Work to do >> Quote the listing below in its entirety, omitting every image.

Stored data >>
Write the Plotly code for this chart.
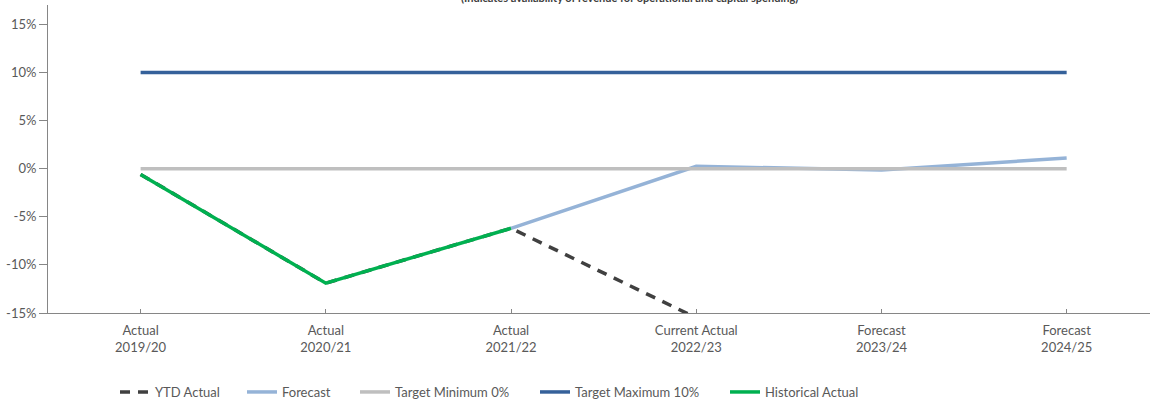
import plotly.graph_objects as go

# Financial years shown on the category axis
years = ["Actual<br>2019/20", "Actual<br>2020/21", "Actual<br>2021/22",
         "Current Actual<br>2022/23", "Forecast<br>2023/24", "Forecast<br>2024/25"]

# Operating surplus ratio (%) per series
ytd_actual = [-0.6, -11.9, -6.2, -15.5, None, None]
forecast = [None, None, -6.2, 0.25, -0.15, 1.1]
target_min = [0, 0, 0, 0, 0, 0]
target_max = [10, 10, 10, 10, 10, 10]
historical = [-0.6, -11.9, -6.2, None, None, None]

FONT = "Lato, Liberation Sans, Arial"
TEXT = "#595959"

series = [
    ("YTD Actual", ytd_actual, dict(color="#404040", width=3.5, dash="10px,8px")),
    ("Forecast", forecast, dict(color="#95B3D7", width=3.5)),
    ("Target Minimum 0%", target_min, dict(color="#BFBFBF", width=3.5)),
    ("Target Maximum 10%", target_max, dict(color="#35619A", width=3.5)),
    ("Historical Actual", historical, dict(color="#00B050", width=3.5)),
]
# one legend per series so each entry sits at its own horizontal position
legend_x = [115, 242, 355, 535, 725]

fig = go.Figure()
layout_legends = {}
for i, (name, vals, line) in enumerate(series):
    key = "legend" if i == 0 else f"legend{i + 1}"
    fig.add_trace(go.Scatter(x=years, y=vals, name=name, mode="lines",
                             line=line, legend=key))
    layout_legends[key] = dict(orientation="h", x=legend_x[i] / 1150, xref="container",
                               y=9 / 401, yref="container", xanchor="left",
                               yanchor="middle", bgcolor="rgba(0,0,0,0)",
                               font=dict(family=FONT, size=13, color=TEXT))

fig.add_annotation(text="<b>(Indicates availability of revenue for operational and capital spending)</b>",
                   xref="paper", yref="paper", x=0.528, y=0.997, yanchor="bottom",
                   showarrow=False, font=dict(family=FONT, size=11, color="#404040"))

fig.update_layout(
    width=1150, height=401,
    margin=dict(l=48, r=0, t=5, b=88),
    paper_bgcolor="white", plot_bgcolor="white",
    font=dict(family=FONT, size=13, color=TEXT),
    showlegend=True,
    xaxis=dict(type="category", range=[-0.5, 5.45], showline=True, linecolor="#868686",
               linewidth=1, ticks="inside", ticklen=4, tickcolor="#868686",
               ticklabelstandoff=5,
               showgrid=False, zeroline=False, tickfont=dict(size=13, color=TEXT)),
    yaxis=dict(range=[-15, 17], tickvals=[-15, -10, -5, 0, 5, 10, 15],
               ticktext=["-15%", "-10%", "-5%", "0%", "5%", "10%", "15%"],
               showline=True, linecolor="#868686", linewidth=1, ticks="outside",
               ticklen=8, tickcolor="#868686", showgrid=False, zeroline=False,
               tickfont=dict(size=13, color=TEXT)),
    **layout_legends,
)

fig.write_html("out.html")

Answer below >>
Write the Plotly code for this chart.
import plotly.graph_objects as go

# Financial years shown on the category axis
years = ["Actual<br>2019/20", "Actual<br>2020/21", "Actual<br>2021/22",
         "Current Actual<br>2022/23", "Forecast<br>2023/24", "Forecast<br>2024/25"]

# Operating surplus ratio (%) per series
ytd_actual = [-0.6, -11.9, -6.2, -15.5, None, None]
forecast = [None, None, -6.2, 0.25, -0.15, 1.1]
target_min = [0, 0, 0, 0, 0, 0]
target_max = [10, 10, 10, 10, 10, 10]
historical = [-0.6, -11.9, -6.2, None, None, None]

FONT = "Lato, Liberation Sans, Arial"
TEXT = "#595959"

series = [
    ("YTD Actual", ytd_actual, dict(color="#404040", width=3.5, dash="10px,8px")),
    ("Forecast", forecast, dict(color="#95B3D7", width=3.5)),
    ("Target Minimum 0%", target_min, dict(color="#BFBFBF", width=3.5)),
    ("Target Maximum 10%", target_max, dict(color="#35619A", width=3.5)),
    ("Historical Actual", historical, dict(color="#00B050", width=3.5)),
]
# one legend per series so each entry sits at its own horizontal position
legend_x = [115, 242, 355, 535, 725]

fig = go.Figure()
layout_legends = {}
for i, (name, vals, line) in enumerate(series):
    key = "legend" if i == 0 else f"legend{i + 1}"
    fig.add_trace(go.Scatter(x=years, y=vals, name=name, mode="lines",
                             line=line, legend=key))
    layout_legends[key] = dict(orientation="h", x=legend_x[i] / 1150, xref="container",
                               y=9 / 401, yref="container", xanchor="left",
                               yanchor="middle", bgcolor="rgba(0,0,0,0)",
                               font=dict(family=FONT, size=13, color=TEXT))

fig.add_annotation(text="<b>(Indicates availability of revenue for operational and capital spending)</b>",
                   xref="paper", yref="paper", x=0.528, y=0.997, yanchor="bottom",
                   showarrow=False, font=dict(family=FONT, size=11, color="#404040"))

fig.update_layout(
    width=1150, height=401,
    margin=dict(l=48, r=0, t=5, b=88),
    paper_bgcolor="white", plot_bgcolor="white",
    font=dict(family=FONT, size=13, color=TEXT),
    showlegend=True,
    xaxis=dict(type="category", range=[-0.5, 5.45], showline=True, linecolor="#868686",
               linewidth=1, ticks="inside", ticklen=4, tickcolor="#868686",
               ticklabelstandoff=5,
               showgrid=False, zeroline=False, tickfont=dict(size=13, color=TEXT)),
    yaxis=dict(range=[-15, 17], tickvals=[-15, -10, -5, 0, 5, 10, 15],
               ticktext=["-15%", "-10%", "-5%", "0%", "5%", "10%", "15%"],
               showline=True, linecolor="#868686", linewidth=1, ticks="outside",
               ticklen=8, tickcolor="#868686", showgrid=False, zeroline=False,
               tickfont=dict(size=13, color=TEXT)),
    **layout_legends,
)

fig.write_html("out.html")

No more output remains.